### Supplied information
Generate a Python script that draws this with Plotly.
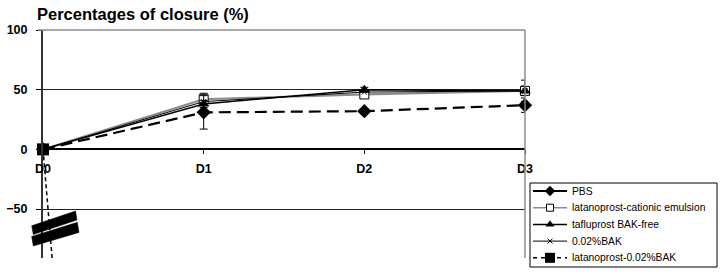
import plotly.graph_objects as go

# ---------------- data ----------------
days = ["D0", "D1", "D2", "D3"]
xpos = [0, 1, 2, 3]
pbs = [0, 31, 32, 37]
pbs_err = [0, 14, 2, 6]
lat_ce = [0, 42, 46, 49]
lat_ce_err = [0, 5, 2, 9]
taf = [0, 38, 50, 49]
taf_err = [0, 3, 2, 4]
bak = [0, 40, 48, 49]
lat_bak = [0, -1600, None, None]
series_names = ["PBS", "latanoprost-cationic emulsion", "tafluprost BAK-free",
                "0.02%BAK", "latanoprost-0.02%BAK"]
y_ticks = [-50, 0, 50, 100]

W, H = 722, 279
PX0, PX1, PY0, PY1 = 43, 525, 30, 258     # main plot area (pixels)
LX0, LX1, LY0, LY1 = 530, 717, 183, 267   # legend box (pixels)
YMIN, YMAX = -91, 100
FONT = "Liberation Sans, Arial, sans-serif"


def fx(px):
    return px / W


def fy(py):
    return 1 - py / H


fig = go.Figure()

# ---------- plotted series ----------
fig.add_trace(go.Scatter(x=xpos, y=lat_ce, mode="lines+markers", showlegend=False,
                         line=dict(color="#8c8c8c", width=2.2),
                         marker=dict(symbol="square", size=9, color="white",
                                     line=dict(color="black", width=1)),
                         error_y=dict(type="data", array=lat_ce_err, color="black",
                                      thickness=1, width=4),
                         cliponaxis=False))
fig.add_trace(go.Scatter(x=xpos, y=bak, mode="lines+markers", showlegend=False,
                         line=dict(color="black", width=1),
                         marker=dict(symbol="x-thin", size=5,
                                     line=dict(color="black", width=1)),
                         cliponaxis=False))
fig.add_trace(go.Scatter(x=xpos, y=taf, mode="lines+markers", showlegend=False,
                         line=dict(color="black", width=1.5),
                         marker=dict(symbol="triangle-up", size=10, color="black"),
                         error_y=dict(type="data", array=taf_err, color="black",
                                      thickness=1, width=4),
                         cliponaxis=False))
fig.add_trace(go.Scatter(x=xpos, y=pbs, mode="lines+markers", showlegend=False,
                         line=dict(color="black", width=2.2, dash="12px,6px"),
                         marker=dict(symbol="diamond", size=11, color="black"),
                         error_y=dict(type="data", array=pbs_err, color="black",
                                      thickness=1, width=4),
                         cliponaxis=False))
fig.add_trace(go.Scatter(x=xpos, y=lat_bak, mode="lines+markers", showlegend=False,
                         line=dict(color="black", width=1.5, dash="4px,3px"),
                         marker=dict(symbol="square", size=12, color="black"),
                         cliponaxis=False))

# ---------- hand-built legend (second, hidden subplot) ----------
leg_lines = [
    dict(color="black", width=2),
    dict(color="#8c8c8c", width=1.5),
    dict(color="black", width=1.5),
    dict(color="black", width=1),
    dict(color="black", width=1.5, dash="4px,4px"),
]
leg_markers = [
    dict(symbol="diamond", size=8, color="black"),
    dict(symbol="square", size=7, color="white", line=dict(color="black", width=1)),
    dict(symbol="triangle-up", size=8, color="black"),
    dict(symbol="x-thin", size=5, line=dict(color="black", width=1)),
    dict(symbol="square", size=10, color="black"),
]
SAMPLE_X = [0.016, 0.198]
MARK_X = 0.107
TEXT_X = 0.212
annotations = []
for i, (name, ln, mk) in enumerate(zip(series_names, leg_lines, leg_markers)):
    fig.add_trace(go.Scatter(x=SAMPLE_X, y=[i, i], mode="lines", line=ln,
                             showlegend=False, xaxis="x2", yaxis="y2"))
    fig.add_trace(go.Scatter(x=[MARK_X], y=[i], mode="markers", marker=mk,
                             showlegend=False, xaxis="x2", yaxis="y2", cliponaxis=False))
    annotations.append(dict(text=name, xref="x2", yref="y2", x=TEXT_X, y=i,
                            xanchor="left", yanchor="middle", showarrow=False,
                            font=dict(size=10.3, family=FONT, color="black")))

# ---------- decoration ----------
shapes = [
    dict(type="line", xref="paper", yref="paper", x0=fx(PX0 - 5), x1=fx(PX1),
         y0=fy(PY0), y1=fy(PY0), line=dict(color="#8c8c8c", width=1.5), layer="above"),
    dict(type="line", xref="paper", yref="paper", x0=fx(PX1), x1=fx(PX1),
         y0=fy(PY1), y1=fy(PY0), line=dict(color="#8c8c8c", width=1.5), layer="above"),
    dict(type="rect", xref="paper", yref="paper", x0=fx(LX0), x1=fx(LX1),
         y0=fy(LY1), y1=fy(LY0), line=dict(color="black", width=1),
         fillcolor="rgba(0,0,0,0)", layer="above"),
]
slabs = [
    [(31.7, 225.7), (75.5, 211), (77, 220), (33.3, 234.5)],
    [(31.7, 236.5), (77.3, 222.3), (79, 232.5), (33.3, 246)],
]
for poly in slabs:
    path = "M " + " L ".join(f"{fx(a):.4f},{fy(b):.4f}" for a, b in poly) + " Z"
    shapes.append(dict(type="path", xref="paper", yref="paper", path=path,
                       fillcolor="black", line=dict(color="black", width=0.5),
                       layer="above"))

annotations.append(dict(text="Percentages of closure (%)", xref="paper", yref="paper",
                        x=fx(35), y=fy(3), xanchor="left", yanchor="top",
                        showarrow=False,
                        font=dict(size=16.5, weight="bold", family=FONT, color="black")))

zero_py = PY0 + (YMAX - 0) / (YMAX - YMIN) * (PY1 - PY0)

fig.update_layout(
    width=W, height=H,
    margin=dict(l=0, r=0, t=0, b=0, autoexpand=False),
    paper_bgcolor="white", plot_bgcolor="white",
    font=dict(family=FONT, color="black"),
    showlegend=False,
    shapes=shapes,
    annotations=annotations,
    xaxis=dict(domain=[fx(PX0), fx(PX1)], range=[0, 3], tickvals=xpos, ticktext=days,
               anchor="free", position=fy(zero_py),
               showline=True, linecolor="black", linewidth=1.5,
               ticks="outside", ticklen=4, tickcolor="black",
               showgrid=False, zeroline=False, ticklabelstandoff=4,
               tickfont=dict(size=12.5, weight="bold", family=FONT)),
    yaxis=dict(domain=[fy(PY1), fy(PY0)], range=[YMIN, YMAX], tickvals=y_ticks,
               anchor="x",
               showline=True, linecolor="#333333", linewidth=2,
               ticks="outside", ticklen=5, tickcolor="black",
               showgrid=True, gridcolor="#222222", gridwidth=1,
               zeroline=False, ticklabelstandoff=6,
               tickfont=dict(size=12.5, weight="bold", family=FONT)),
    xaxis2=dict(domain=[fx(LX0), fx(LX1)], range=[0, 1], visible=False,
                anchor="y2", fixedrange=True),
    yaxis2=dict(domain=[fy(LY1), fy(LY0)], range=[4.55, -0.48], visible=False,
                anchor="x2", fixedrange=True),
)

fig.write_html("out.html")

### What you should do
Retype the listing exactly. Pictures do not belong in the copy.

### Solved exercise
Generate a Python script that draws this with Plotly.
import plotly.graph_objects as go

# ---------------- data ----------------
days = ["D0", "D1", "D2", "D3"]
xpos = [0, 1, 2, 3]
pbs = [0, 31, 32, 37]
pbs_err = [0, 14, 2, 6]
lat_ce = [0, 42, 46, 49]
lat_ce_err = [0, 5, 2, 9]
taf = [0, 38, 50, 49]
taf_err = [0, 3, 2, 4]
bak = [0, 40, 48, 49]
lat_bak = [0, -1600, None, None]
series_names = ["PBS", "latanoprost-cationic emulsion", "tafluprost BAK-free",
                "0.02%BAK", "latanoprost-0.02%BAK"]
y_ticks = [-50, 0, 50, 100]

W, H = 722, 279
PX0, PX1, PY0, PY1 = 43, 525, 30, 258     # main plot area (pixels)
LX0, LX1, LY0, LY1 = 530, 717, 183, 267   # legend box (pixels)
YMIN, YMAX = -91, 100
FONT = "Liberation Sans, Arial, sans-serif"


def fx(px):
    return px / W


def fy(py):
    return 1 - py / H


fig = go.Figure()

# ---------- plotted series ----------
fig.add_trace(go.Scatter(x=xpos, y=lat_ce, mode="lines+markers", showlegend=False,
                         line=dict(color="#8c8c8c", width=2.2),
                         marker=dict(symbol="square", size=9, color="white",
                                     line=dict(color="black", width=1)),
                         error_y=dict(type="data", array=lat_ce_err, color="black",
                                      thickness=1, width=4),
                         cliponaxis=False))
fig.add_trace(go.Scatter(x=xpos, y=bak, mode="lines+markers", showlegend=False,
                         line=dict(color="black", width=1),
                         marker=dict(symbol="x-thin", size=5,
                                     line=dict(color="black", width=1)),
                         cliponaxis=False))
fig.add_trace(go.Scatter(x=xpos, y=taf, mode="lines+markers", showlegend=False,
                         line=dict(color="black", width=1.5),
                         marker=dict(symbol="triangle-up", size=10, color="black"),
                         error_y=dict(type="data", array=taf_err, color="black",
                                      thickness=1, width=4),
                         cliponaxis=False))
fig.add_trace(go.Scatter(x=xpos, y=pbs, mode="lines+markers", showlegend=False,
                         line=dict(color="black", width=2.2, dash="12px,6px"),
                         marker=dict(symbol="diamond", size=11, color="black"),
                         error_y=dict(type="data", array=pbs_err, color="black",
                                      thickness=1, width=4),
                         cliponaxis=False))
fig.add_trace(go.Scatter(x=xpos, y=lat_bak, mode="lines+markers", showlegend=False,
                         line=dict(color="black", width=1.5, dash="4px,3px"),
                         marker=dict(symbol="square", size=12, color="black"),
                         cliponaxis=False))

# ---------- hand-built legend (second, hidden subplot) ----------
leg_lines = [
    dict(color="black", width=2),
    dict(color="#8c8c8c", width=1.5),
    dict(color="black", width=1.5),
    dict(color="black", width=1),
    dict(color="black", width=1.5, dash="4px,4px"),
]
leg_markers = [
    dict(symbol="diamond", size=8, color="black"),
    dict(symbol="square", size=7, color="white", line=dict(color="black", width=1)),
    dict(symbol="triangle-up", size=8, color="black"),
    dict(symbol="x-thin", size=5, line=dict(color="black", width=1)),
    dict(symbol="square", size=10, color="black"),
]
SAMPLE_X = [0.016, 0.198]
MARK_X = 0.107
TEXT_X = 0.212
annotations = []
for i, (name, ln, mk) in enumerate(zip(series_names, leg_lines, leg_markers)):
    fig.add_trace(go.Scatter(x=SAMPLE_X, y=[i, i], mode="lines", line=ln,
                             showlegend=False, xaxis="x2", yaxis="y2"))
    fig.add_trace(go.Scatter(x=[MARK_X], y=[i], mode="markers", marker=mk,
                             showlegend=False, xaxis="x2", yaxis="y2", cliponaxis=False))
    annotations.append(dict(text=name, xref="x2", yref="y2", x=TEXT_X, y=i,
                            xanchor="left", yanchor="middle", showarrow=False,
                            font=dict(size=10.3, family=FONT, color="black")))

# ---------- decoration ----------
shapes = [
    dict(type="line", xref="paper", yref="paper", x0=fx(PX0 - 5), x1=fx(PX1),
         y0=fy(PY0), y1=fy(PY0), line=dict(color="#8c8c8c", width=1.5), layer="above"),
    dict(type="line", xref="paper", yref="paper", x0=fx(PX1), x1=fx(PX1),
         y0=fy(PY1), y1=fy(PY0), line=dict(color="#8c8c8c", width=1.5), layer="above"),
    dict(type="rect", xref="paper", yref="paper", x0=fx(LX0), x1=fx(LX1),
         y0=fy(LY1), y1=fy(LY0), line=dict(color="black", width=1),
         fillcolor="rgba(0,0,0,0)", layer="above"),
]
slabs = [
    [(31.7, 225.7), (75.5, 211), (77, 220), (33.3, 234.5)],
    [(31.7, 236.5), (77.3, 222.3), (79, 232.5), (33.3, 246)],
]
for poly in slabs:
    path = "M " + " L ".join(f"{fx(a):.4f},{fy(b):.4f}" for a, b in poly) + " Z"
    shapes.append(dict(type="path", xref="paper", yref="paper", path=path,
                       fillcolor="black", line=dict(color="black", width=0.5),
                       layer="above"))

annotations.append(dict(text="Percentages of closure (%)", xref="paper", yref="paper",
                        x=fx(35), y=fy(3), xanchor="left", yanchor="top",
                        showarrow=False,
                        font=dict(size=16.5, weight="bold", family=FONT, color="black")))

zero_py = PY0 + (YMAX - 0) / (YMAX - YMIN) * (PY1 - PY0)

fig.update_layout(
    width=W, height=H,
    margin=dict(l=0, r=0, t=0, b=0, autoexpand=False),
    paper_bgcolor="white", plot_bgcolor="white",
    font=dict(family=FONT, color="black"),
    showlegend=False,
    shapes=shapes,
    annotations=annotations,
    xaxis=dict(domain=[fx(PX0), fx(PX1)], range=[0, 3], tickvals=xpos, ticktext=days,
               anchor="free", position=fy(zero_py),
               showline=True, linecolor="black", linewidth=1.5,
               ticks="outside", ticklen=4, tickcolor="black",
               showgrid=False, zeroline=False, ticklabelstandoff=4,
               tickfont=dict(size=12.5, weight="bold", family=FONT)),
    yaxis=dict(domain=[fy(PY1), fy(PY0)], range=[YMIN, YMAX], tickvals=y_ticks,
               anchor="x",
               showline=True, linecolor="#333333", linewidth=2,
               ticks="outside", ticklen=5, tickcolor="black",
               showgrid=True, gridcolor="#222222", gridwidth=1,
               zeroline=False, ticklabelstandoff=6,
               tickfont=dict(size=12.5, weight="bold", family=FONT)),
    xaxis2=dict(domain=[fx(LX0), fx(LX1)], range=[0, 1], visible=False,
                anchor="y2", fixedrange=True),
    yaxis2=dict(domain=[fy(LY1), fy(LY0)], range=[4.55, -0.48], visible=False,
                anchor="x2", fixedrange=True),
)

fig.write_html("out.html")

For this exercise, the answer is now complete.